6. According to the record he also said that it was a major departure from the “terms and conditions of APL.” He probably meant “terms and conditions of the IRP” and either misspoke or was reported wrong.
7. Although APL included some leased chassis it did not actually enroll, and used 38,000 for the denominator of the fraction, the 35 percent figure would have been roughly the same if APL had included only the 26,000 vehicles it actually enrolled. Evidently the leased chassis had roughly the same California presence as the rest of the fleet.
8. The superior court denied summary adjudication in the refund action because it found the terms of the agreement ambiguous and believed a court would need to study the credibility of witnesses concerning circumstances and discussions surrounding the agreement and concerning the ordinary operation of the IRP program. The situation is different in this appeal because the matter was fully tried before the ALJ and the director and superior court had a full record before them. We review the matter based upon a complete record.
9. Strict application of the IRP was impossible unless APL were to install odometers on all its chassis or to compel all its drivers to keep accurate mileage records for the chassis. Registration of 30,000 chassis at the same time would have been an administrative nightmare for both the DMV and APL.

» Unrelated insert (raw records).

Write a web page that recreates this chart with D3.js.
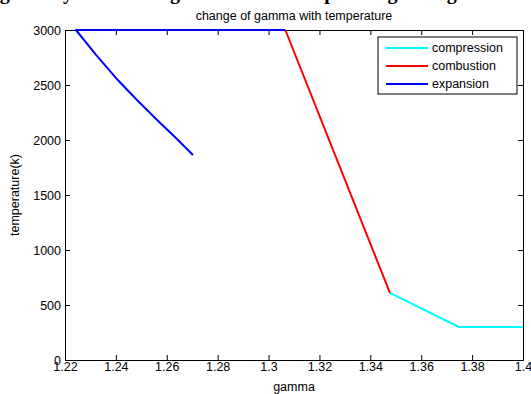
<html>
  <head>
    <title>change of gamma with temperature</title>
    <script src="https://d3js.org/d3.v7.min.js"></script>
    <style>
      body { margin: 0; background: #fff; }
      text { font-family: "Liberation Sans", Arial, sans-serif; }
    </style>
  </head>
  <body>
    <svg id="chart" width="531" height="394"></svg>
    <script>

    // data (gamma, temperature in K)
    const compression = [[1.3477, 610], [1.3748, 300], [1.40, 300]];
    const combustion = [[1.3066, 3000], [1.3477, 610]];
    const expansion = [[1.3066, 3000], [1.2243, 3000], [1.2322, 2773], [1.2400, 2564],
                       [1.2479, 2373], [1.2558, 2191], [1.2636, 2018], [1.2703, 1864]];

    const seriesNames = ["compression", "combustion", "expansion"];
    const seriesColors = ["#00ffff", "#ff0000", "#0000ff"];
    const xTicks = [1.22, 1.24, 1.26, 1.28, 1.3, 1.32, 1.34, 1.36, 1.38, 1.4];
    const yTicks = [0, 500, 1000, 1500, 2000, 2500, 3000];

    // bottom of a caption cut off at the top of the image
    const captionWords = ["Fig", "by", "ag", "temp", "using", "diag"];
    const captionX = [-18, 52, 160, 292, 352, 420];

    const svg = d3.select("svg#chart");
    const margins = {"top":30, "right":8, "bottom":34, "left":65};
    const width = +svg.attr("width");
    const height = +svg.attr("height");
    const chartWidth = width - margins.left - margins.right;
    const chartHeight = height - margins.top - margins.bottom;

    // cropped caption
    svg.append("text")
      .attr("y", -1)
      .style("font-family", "'Liberation Serif', 'Times New Roman', serif")
      .style("font-weight", "bold")
      .style("font-size", "20px")
      .selectAll("tspan").data(captionWords)
      .join("tspan")
      .attr("x", (d, i) => captionX[i])
      .text(d => d);

    const xScale = d3.scaleLinear().domain([1.22, 1.4]).range([0, chartWidth]);
    const yScale = d3.scaleLinear().domain([0, 3000]).range([chartHeight, 0]);

    let plot = svg.append("g")
      .attr("transform", "translate(" + margins.left + "," + margins.top + ")");

    // axes, ticks pointing inward like matlab
    let bottomAxis = d3.axisBottom(xScale).tickValues(xTicks).tickSize(-5).tickSizeOuter(0)
                       .tickPadding(4).tickFormat(d3.format("~g"));
    let leftAxis = d3.axisLeft(yScale).tickValues(yTicks).tickSize(-5).tickSizeOuter(0)
                     .tickPadding(4).tickFormat(d3.format("d"));
    let topAxis = d3.axisTop(xScale).tickValues(xTicks).tickSize(-5).tickSizeOuter(0).tickFormat("");
    let rightAxis = d3.axisRight(yScale).tickValues(yTicks).tickSize(-5).tickSizeOuter(0).tickFormat("");

    plot.append("g").attr("class", "x axis")
      .attr("transform", "translate(0," + chartHeight + ")").call(bottomAxis);
    plot.append("g").attr("class", "y axis").call(leftAxis);
    plot.append("g").attr("class", "x2 axis").call(topAxis);
    plot.append("g").attr("class", "y2 axis")
      .attr("transform", "translate(" + chartWidth + ",0)").call(rightAxis);

    plot.selectAll(".axis path, .x2 path, .y2 path").attr("stroke", "#000");
    plot.selectAll(".axis line, .x2 line, .y2 line").attr("stroke", "#000");
    plot.selectAll(".axis text")
      .style("font-size", "12.5px").attr("fill", "#000");
    plot.selectAll(".x.axis text").attr("dy", "0.55em");

    // lines
    const lineGen = d3.line()
      .x(d => xScale(d[0]))
      .y(d => yScale(d[1]));

    const allSeries = [compression, combustion, expansion];
    plot.selectAll("path.series").data(allSeries)
      .join("path").attr("class", "series")
      .attr("fill", "none")
      .attr("stroke", (d, i) => seriesColors[i])
      .attr("stroke-width", 2)
      .attr("stroke-linejoin", "round")
      .attr("d", lineGen);

    // title and labels
    svg.append("text")
      .attr("x", margins.left + chartWidth / 2)
      .attr("y", 20)
      .attr("text-anchor", "middle")
      .style("font-size", "12.5px")
      .text("change of gamma with temperature");

    svg.append("text")
      .attr("x", margins.left + chartWidth / 2)
      .attr("y", 391)
      .attr("text-anchor", "middle")
      .style("font-size", "12.5px")
      .text("gamma");

    svg.append("text")
      .attr("transform", "translate(19," + (margins.top + chartHeight / 2) + ") rotate(-90)")
      .attr("text-anchor", "middle")
      .style("font-size", "12.5px")
      .text("temperature(k)");

    // legend
    let legend = svg.append("g").attr("transform", "translate(378,37)");
    legend.append("rect")
      .attr("width", 139).attr("height", 57)
      .attr("fill", "#fff").attr("stroke", "#000");
    let rows = legend.selectAll("g.row").data(seriesNames)
      .join("g").attr("class", "row")
      .attr("transform", (d, i) => "translate(0," + (11 + i * 18) + ")");
    rows.append("line")
      .attr("x1", 8).attr("x2", 50)
      .attr("stroke", (d, i) => seriesColors[i])
      .attr("stroke-width", 2);
    rows.append("text")
      .attr("x", 54).attr("dy", "0.35em")
      .style("font-size", "12.5px")
      .text(d => d);

    </script>
  </body>
</html>
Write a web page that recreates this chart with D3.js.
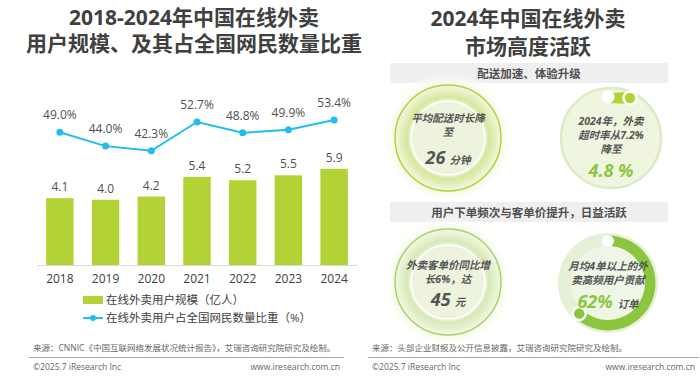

10. Under the IRP the initial application is based on actual operation for the preceding year, unless no operations were conducted the preceding year, in which case the fees will be based upon an estimate.
11. Section 300 provides in full: “DETERMINATION OF FEES [¶] A. The registration fee for apportionable vehicles shall be determined as follows: [¶] 1. Divide the in-jurisdiction miles by the total miles generated during the preceding year. [¶] 2. Determine the total fees required under the laws of each jurisdiction for full registration of each vehicle at the regular annual or applicable fees, or for the unexpired portion of the registration year. [¶] 3. Multiply the sum obtained under Paragraph 2 of this section by the quotient obtained under Paragraph 1 of this section.”
MERRILL, Associate Justice.
CHIN, P.J., and CORRIGAN, J., concur.